Last week's market plummet creates one of the rarest buying opportunities in our time for savvy investors with cash on hand who are ready to buy. How often do you get to go to an out of business sale and pick up things at prices far below their cost? Nickel is on out of business sale, copper is on out of business sale, grains like wheat, corn and rice are all suddenly on nose bleeding out of business sales. Grab them while you can. They may not be there tomorrow.

Do you think mining companies and farmers can continue to sell nickel at $5.00 a pound, wheat at $5.53 per bushel, corn at $3.84 per bushel, and expect to be able to sustain  the business while selling things well below cost? It's the same as the out of business sale my wife told me about!

The absolute best out of business sale is palladium, metal of the 21st century, currently at $185/ounce bid. Gold mines are everywhere, silver is mined everywhere. But only four places in the world produce significant amounts of platinum and palladium: Norilsk Nickel (OTCPK:NILSY) in Russia; the Bushweld Complex in South Africa; Stillwater Mining (SWC) in the USA; and North American Palladium (PAL) in Canada.
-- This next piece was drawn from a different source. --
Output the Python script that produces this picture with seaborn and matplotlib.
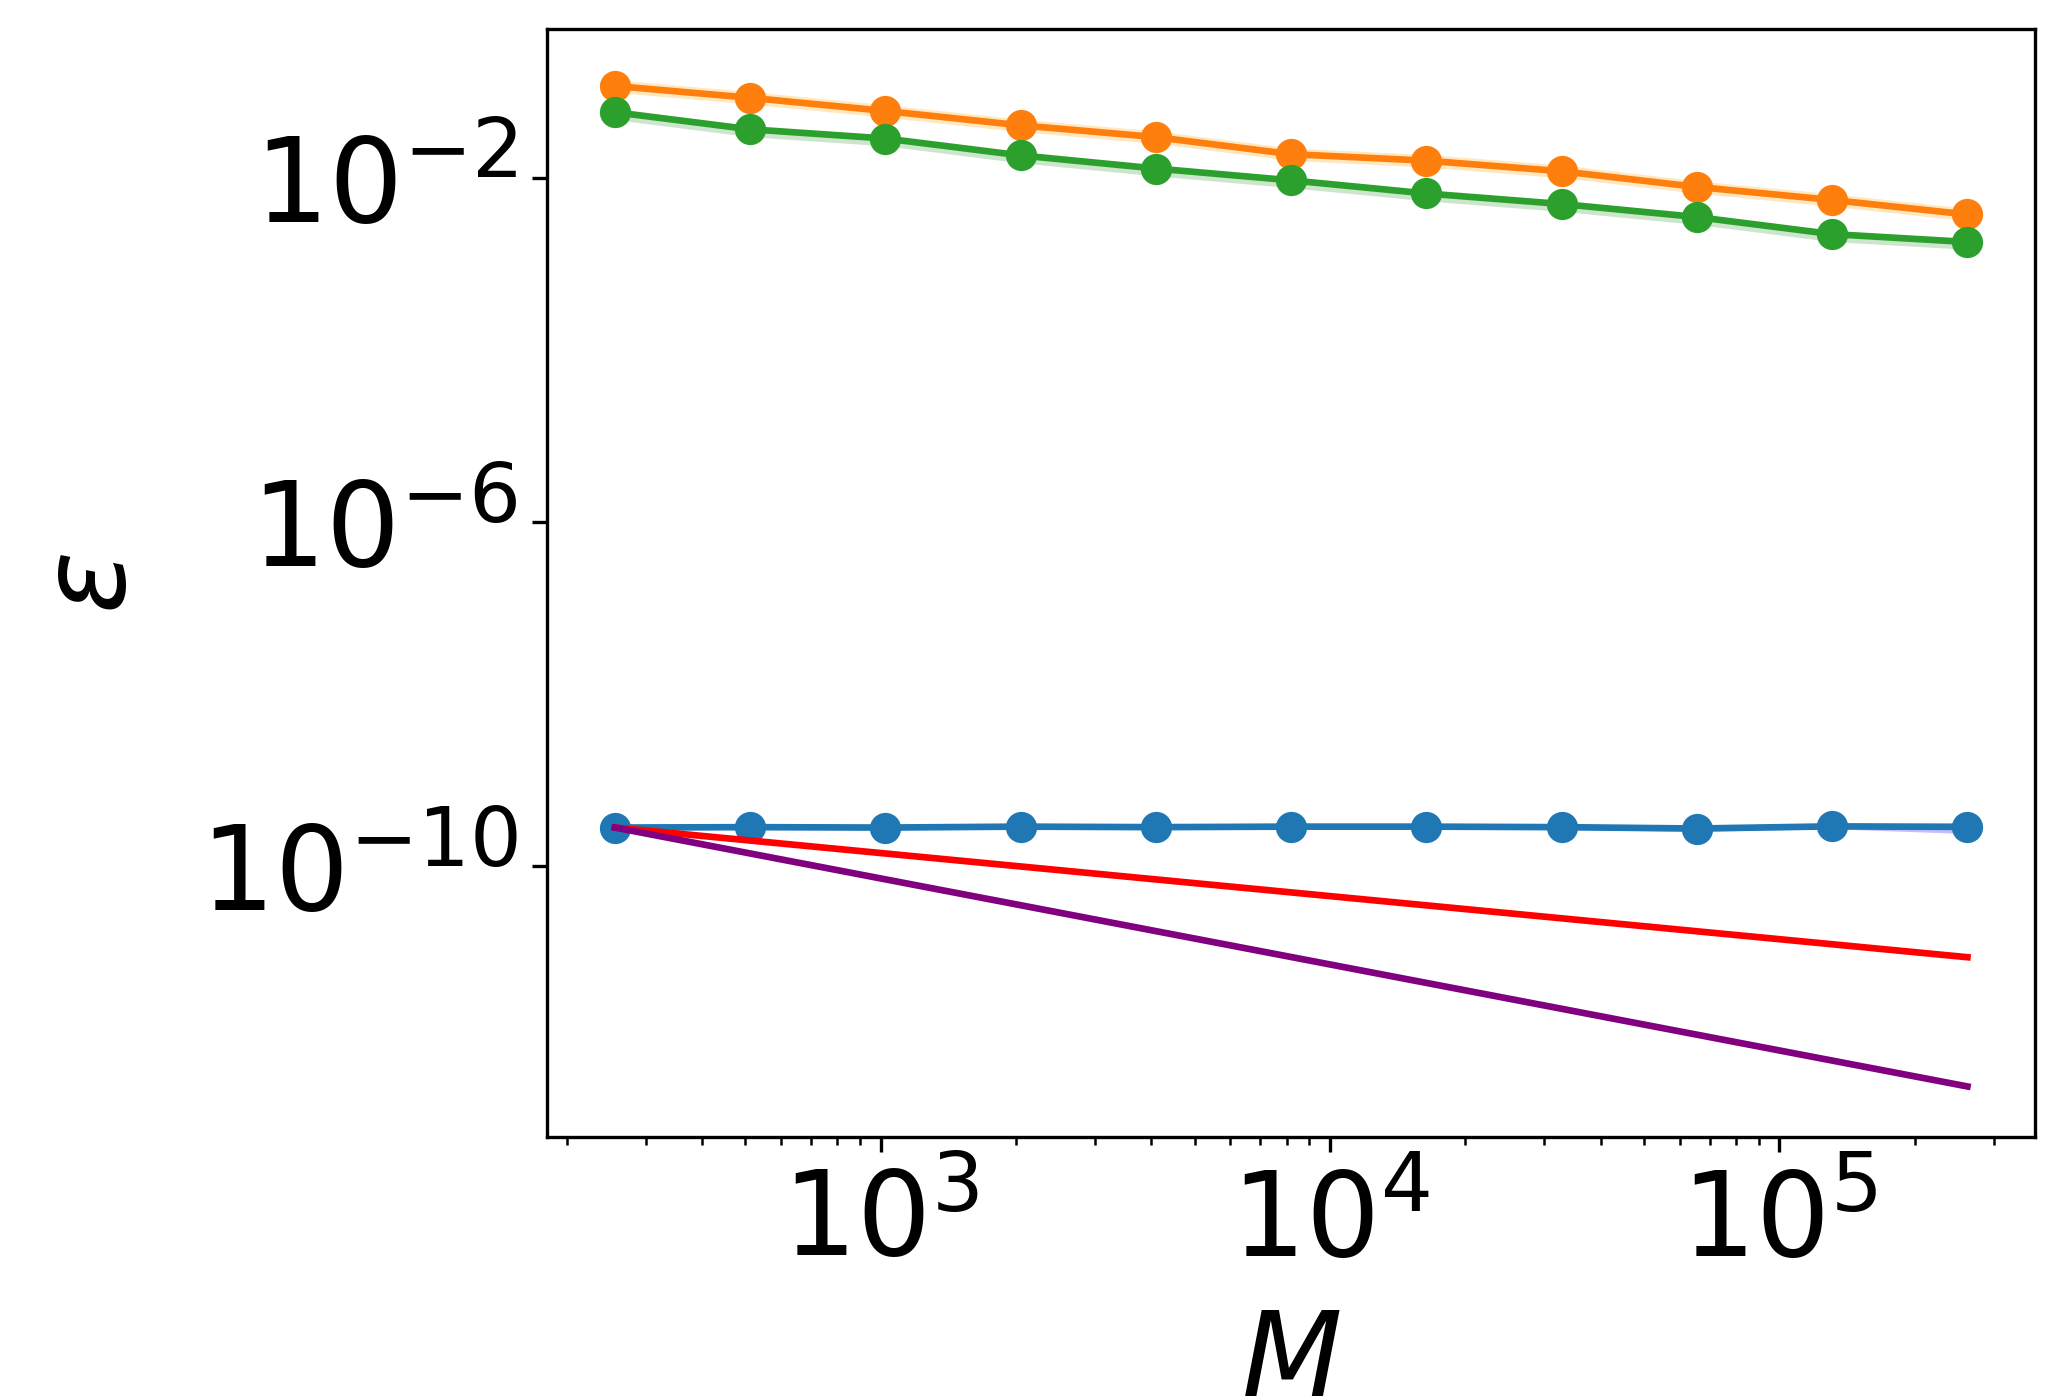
import matplotlib
matplotlib.use("Agg")
import matplotlib.pyplot as plt
import matplotlib.ticker as mticker
import seaborn as sns

# Taille des échantillons M
M = [256, 512, 1024, 2048, 4096, 8192, 16384, 32768, 65536, 131072, 262144]

# Erreur (orange)
err_orange = [0.1167, 0.0851, 0.0598, 0.0407, 0.0297, 0.0188, 0.0158, 0.0119, 0.00782, 0.00551, 0.00374]
err_orange_lo = [0.0985, 0.0718, 0.0505, 0.0343, 0.0250, 0.0159, 0.0133, 0.0100, 0.00660, 0.00465, 0.00315]
err_orange_hi = [0.1380, 0.1006, 0.0707, 0.0481, 0.0351, 0.0222, 0.0187, 0.0141, 0.00924, 0.00651, 0.00442]

# Erreur (vert)
err_green = [0.0578, 0.0366, 0.0286, 0.0182, 0.0128, 0.00933, 0.00656, 0.00495, 0.00349, 0.00221, 0.00179]
err_green_lo = [0.0474, 0.0300, 0.0235, 0.0149, 0.0105, 0.00765, 0.00538, 0.00406, 0.00286, 0.00181, 0.00147]
err_green_hi = [0.0624, 0.0395, 0.0309, 0.0197, 0.0138, 0.01008, 0.00708, 0.00535, 0.00377, 0.00239, 0.00193]

# Erreur (bleu)
err_blue = [2.77e-10, 2.80e-10, 2.77e-10, 2.84e-10, 2.80e-10, 2.84e-10, 2.84e-10, 2.80e-10, 2.70e-10, 2.86e-10, 2.82e-10]
err_blue_lo = [2.74e-10, 2.77e-10, 2.74e-10, 2.80e-10, 2.76e-10, 2.79e-10, 2.74e-10, 2.64e-10, 2.50e-10, 2.68e-10, 2.36e-10]
err_blue_hi = [2.80e-10, 2.83e-10, 2.80e-10, 2.88e-10, 2.84e-10, 2.90e-10, 2.95e-10, 2.96e-10, 2.86e-10, 3.08e-10, 3.12e-10]

# Droites de référence (M^-1/2 et M^-1), extrémités
M_ref = [256, 262144]
ref_half = [2.77e-10, 8.6e-12]
ref_one = [2.77e-10, 2.7e-13]

plt.rcParams['font.size'] = 28

fig, ax = plt.subplots(figsize=(2065 / 300, 1400 / 300), dpi=300)
fig.subplots_adjust(left=0.265, right=0.9855, top=0.979, bottom=0.188)
ax.set_xscale('log')
ax.set_yscale('log')

# Bandes d'incertitude
ax.fill_between(M, err_blue_lo, err_blue_hi, color='blue', alpha=0.25, linewidth=0)
ax.fill_between(M, err_orange_lo, err_orange_hi, color='orange', alpha=0.25, linewidth=0)
ax.fill_between(M, err_green_lo, err_green_hi, color='green', alpha=0.2, linewidth=0)

# Courbes avec marqueurs
style = dict(marker='o', markersize=7.5, markeredgewidth=0, linewidth=1.6, ax=ax)
sns.lineplot(x=M, y=err_blue, color='tab:blue', **style)
sns.lineplot(x=M, y=err_orange, color='tab:orange', **style)
sns.lineplot(x=M, y=err_green, color='tab:green', **style)

# Pentes de référence
sns.lineplot(x=M_ref, y=ref_half, color='red', linewidth=1.6, ax=ax)
sns.lineplot(x=M_ref, y=ref_one, color='purple', linewidth=1.6, ax=ax)

ax.set_yticks([1e-2, 1e-6, 1e-10])
ax.yaxis.set_minor_locator(mticker.NullLocator())

ax.set_xlabel(r'$M$', labelpad=6)
ax.set_ylabel(r'$\varepsilon$', labelpad=12)

plt.savefig('out.png', dpi=300)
Not one of the four palladium producers is operating at a profit at current  nickel, platinum and palladium prices. They must each or together decide to slash production to boost metal prices, or face eventual bankruptcy. Any of these four have enough leverage power to boost metal prices on their own, and I believe there will be strong will to do that, as no business wishes to operate at a loss if they have a choice.
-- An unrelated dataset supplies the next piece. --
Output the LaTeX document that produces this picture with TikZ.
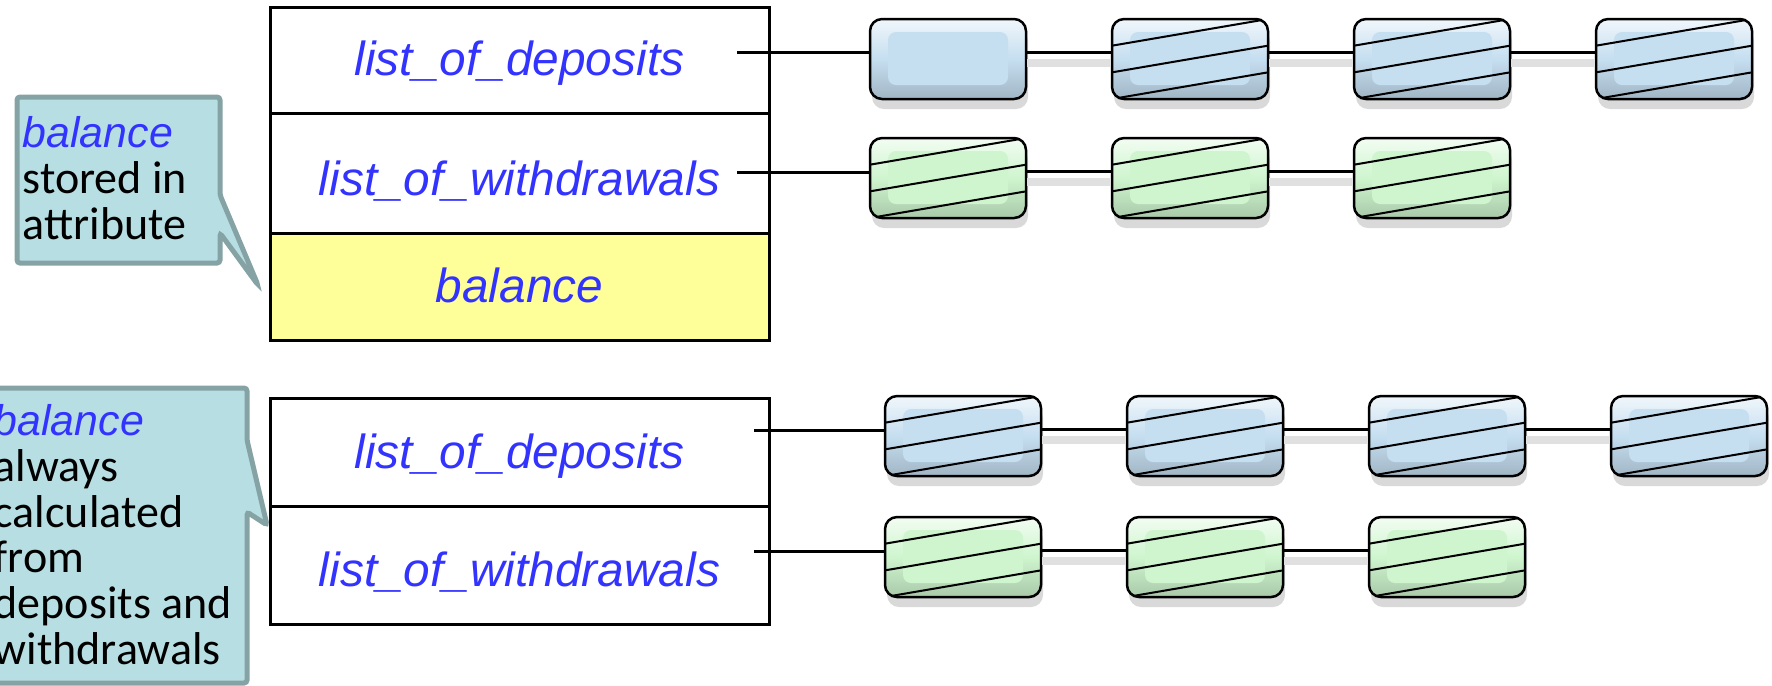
\documentclass[tikz,border=0pt]{standalone}
\usepackage{fontspec}
\usetikzlibrary{calc,shadows}
\newfontfamily\arialfont{Liberation Sans}
\newfontfamily\calibrifont{Carlito}
\definecolor{featureblue}{RGB}{51,51,255}
\definecolor{notefill}{RGB}{183,222,226}
\definecolor{noteline}{RGB}{133,163,165}
\definecolor{slotyellow}{RGB}{255,255,153}
\definecolor{depositblue}{RGB}{197,222,240}
\definecolor{withdrawgreen}{RGB}{206,245,206}

\tikzset{
	field/.style={draw, line width=0.3mm, minimum width=49.9mm, inner sep=0pt, text depth=3.8mm, text=featureblue, font=\arialfont\itshape\fontsize{13.6}{16}\selectfont},
	note/.style={fill=notefill, draw=noteline, line width=0.5mm, rounded corners=0.3mm},
	notetext/.style={anchor=north west, inner sep=0pt, align=left, font=\calibrifont\fontsize{13.1}{13}\selectfont},
	listcell/.style={draw=black, line width=0.25mm, rounded corners=1.2mm, minimum width=15.6mm, minimum height=8mm, inner sep=0pt,
		top color=#1!25!white, bottom color=#1!82!black, middle color=#1,
		drop shadow={shadow xshift=0.2mm, shadow yshift=-1mm, opacity=0.3},
		path picture={
			\fill[#1, rounded corners=0.8mm] ([shift={(1.8mm,-1.3mm)}]path picture bounding box.north west) rectangle ([shift={(-1.8mm,1.4mm)}]path picture bounding box.south east);
		}},
	slashed/.style={listcell=#1,
		path picture={
			\coordinate (nw) at (path picture bounding box.north west);
			\coordinate (ne) at (path picture bounding box.north east);
			\coordinate (sw) at (path picture bounding box.south west);
			\coordinate (se) at (path picture bounding box.south east);
			\fill[#1, rounded corners=0.8mm] ([shift={(1.8mm,-1.3mm)}]nw) rectangle ([shift={(-1.8mm,1.4mm)}]se);
			\draw[line width=0.2mm] ($(nw)!1/3!(sw)$) -- (ne);
			\draw[line width=0.2mm] ($(nw)!2/3!(sw)$) -- ($(ne)!1/3!(se)$);
			\draw[line width=0.2mm] (sw) -- ($(ne)!2/3!(se)$);
		}},
	linkline/.style={line width=0.3mm},
	chainline/.style={linkline, preaction={draw=black!12, line width=0.8mm, transform canvas={yshift=-1.1mm}}}
}

\begin{document}
\begin{tikzpicture}[x=0.1mm, y=-0.1mm]
		\useasboundingbox (0,0) rectangle (1772,685);
		\clip (0,0) rectangle (1772,685);

		% note on the stored attribute
		\draw[note] (17,97) -- (220,97) -- (220,195) -- (258,285) -- (220,233) -- (220,263) -- (17,263) -- cycle;
		\node[notetext] (note1) at (22,116) {{\arialfont\itshape\fontsize{12.2}{13}\selectfont\textcolor{featureblue}{balance}}\\stored in\\attribute};

		% account with the attribute
		\node[field, text height=6.8mm] (deposits) at (519.5,60) {list\_of\_deposits};
		\node[field, text height=8.2mm] (withdrawals) at (519.5,173) {list\_of\_withdrawals};
		\node[field, text height=6.9mm, fill=slotyellow] (balance) at (519.5,286.5) {balance};

		% deposits
		\node[listcell=depositblue] (d1) at (948,59) {};
		\node[slashed=depositblue] (d2) at (1190,59) {};
		\node[slashed=depositblue] (d3) at (1432,59) {};
		\node[slashed=depositblue] (d4) at (1674,59) {};
		\coordinate (dstart) at (737,52);
		\draw[linkline] (dstart) -- (dstart -| d1.west);
		\draw[chainline] (d1.5) -- (d2.175);
		\draw[chainline] (d2.5) -- (d3.175);
		\draw[chainline] (d3.5) -- (d4.175);

		% withdrawals
		\node[slashed=withdrawgreen] (w1) at (948,178) {};
		\node[slashed=withdrawgreen] (w2) at (1190,178) {};
		\node[slashed=withdrawgreen] (w3) at (1432,178) {};
		\coordinate (wstart) at (737,172);
		\draw[linkline] (wstart) -- (wstart -| w1.west);
		\draw[chainline] (w1.5) -- (w2.175);
		\draw[chainline] (w2.5) -- (w3.175);

		% note on the calculated function
		\draw[note] (-40,388) -- (247,388) -- (247,440) -- (267,525) -- (247,512) -- (247,683) -- (-40,683) -- cycle;
		\node[notetext] (note2) at (-7,404) {{\arialfont\itshape\fontsize{12.2}{13}\selectfont\textcolor{featureblue}{balance}}\\always\\calculated\\from\\deposits and\\withdrawals};

		% account without the attribute
		\node[field, text height=7mm] (deposits2) at (519.5,452) {list\_of\_deposits};
		\node[field, text height=8mm] (withdrawals2) at (519.5,565) {list\_of\_withdrawals};

		% deposits
		\node[slashed=depositblue] (dd1) at (963,436) {};
		\node[slashed=depositblue] (dd2) at (1205,436) {};
		\node[slashed=depositblue] (dd3) at (1447,436) {};
		\node[slashed=depositblue] (dd4) at (1689,436) {};
		\coordinate (ddstart) at (754,430);
		\draw[linkline] (ddstart) -- (ddstart -| dd1.west);
		\draw[chainline] (dd1.5) -- (dd2.175);
		\draw[chainline] (dd2.5) -- (dd3.175);
		\draw[chainline] (dd3.5) -- (dd4.175);

		% withdrawals
		\node[slashed=withdrawgreen] (ww1) at (963,557) {};
		\node[slashed=withdrawgreen] (ww2) at (1205,557) {};
		\node[slashed=withdrawgreen] (ww3) at (1447,557) {};
		\coordinate (wwstart) at (754,551);
		\draw[linkline] (wwstart) -- (wwstart -| ww1.west);
		\draw[chainline] (ww1.5) -- (ww2.175);
		\draw[chainline] (ww2.5) -- (ww3.175);

	\end{tikzpicture}
\end{document}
That is reason enough for investors to purchase physical palladium at the current price, as there is a virtual guarantee the price must go up to reflect real cost, regardless of industry demand. A good historic example, from 1980, occurred when auto production demand for PGM metals collapsed, but investment demand still pushed the metals to all time highs, together with gold and silver.

Out of the four platinum and palladium producers, Norilsk is in bad shape and is most likely to slash production, due to low nickel price. It now stands at $4.93 per pound versus the high of $25 per pound last year. There are also huge political pressures to shut the mine down and clean up the environmental catastrophe it has caused.

But South Africa is in a much worse shape as the Rand dropped nearly 20% in one day versus the U.S. dollar. When a country's currency drops 20% in a day, it's pretty much a broken and bankrupt country. The light of South Africa will go out, as will the light for that country's PGM mining industry. I previously pointed out that ESKOM, SA's electricity company, has to keep borrowing money and burn the lowest quality trash possible to keep operations going. Now the global credit crunch means they have lost the ability to borrow. It's not going to be long before it all blows up.

South Africa blowing up means the disappearance of 85% of the world's platinum and 35% of palladium supply! You cannot have a more bullish story than that, on any other commodities. Stillwater Mining, with its palladium sale protected by a hedge floor price well above current market, is the best bet to weather current markets and most likely to leverage the coming bull market in palladium and platinum.

The only other metal that is even close to the having the bullish possibilities of palladium/platinum is cobalt. There are strong and rapidly increasing industrial demands due to alternative energy applications, and due to the need formore drilling equipment in the oil/gas industry, and due to the metal's strategic importance in military applications. I intend to dedicate one article just to cobalt. But suffice to say for now I consider cobalt a better physical metal to buy than silver and it should appreciate at least 10 fold relative to silver.

Like PGM metals, 90% of the world's cobalt supply is concentrated in one country, the Congo, which has been involved in a civil war for years. And the conflict looks it's going to be flaring up again. So, the supply is vulnerable while the demand is strong and growing. That's a perfect set-up for a bull market.

The best cobalt play I found is a stock called OM Group (OMG) [Oh-My-God]. It is currently a very decent buy at a ridiculously low valuation. If you know any other cobalt play, or know places other than BHP Billiton (BHP)'s Cobalt Open Sale where I can buy physical cobalt, tell me!

Now, back to the U.S. dollar. We are creating trillions of dollars out of a vacuum and throwing them into a black hole. Make no mistake; this is inherently hyper-inflational.

The whole planet is facing a big dilemma today. In the short term it is about liquidity preservation or die. A little longer term it will be about valuation preservation or die. Hoarding fiat currency while new money is created out of thin air preserves liquidity but erodes value. Hoarding physical assets preserves value but reduces your liquidity.

I think we will see a very sudden and abrupt switch from a false U.S. dollar rally caused by everyone hoarding cash, to a hyperinflation scenario where everyone wants to spend their cash as fast as possible. In physics, it's like a high pressure and high temperature phase transition. The credit will go straight from solid ice to rapidly expanding vapor, skipping the liquid phase altogether, blowing everything out. The phase change will come imminently and suddenly, so be prepared for it!

A few side notes: I called for shorting Coca Cola (KO) and Pepsi (PEP), now it looks like I was right. I called for selling coal stocks like Arch Coal Inc. (ACI), Alpha Natural Resources Inc. (ANR), Peabody Energy Corp. (BTU), CONSOL Energy Inc. (CNX), Foundation Coal Holdings Inc. (FCL), Fording Canadian Coal Trust (FDG), and James River Coal Company (JRCC) repeatedly since June 20 and I continue to make such calls as I see the U.S. coal market is now bearish. I can see JRCC dropping to near $10 or even below. Continue to watch DryShips Inc. (DRYS), as it is a good indicator of the global economy.

Disclosure: The author is fully invested in SWC and PAL, and is also heavily loading OMG recently. I am also buying SLV, GLD, SSRI, PAAS, and SIL.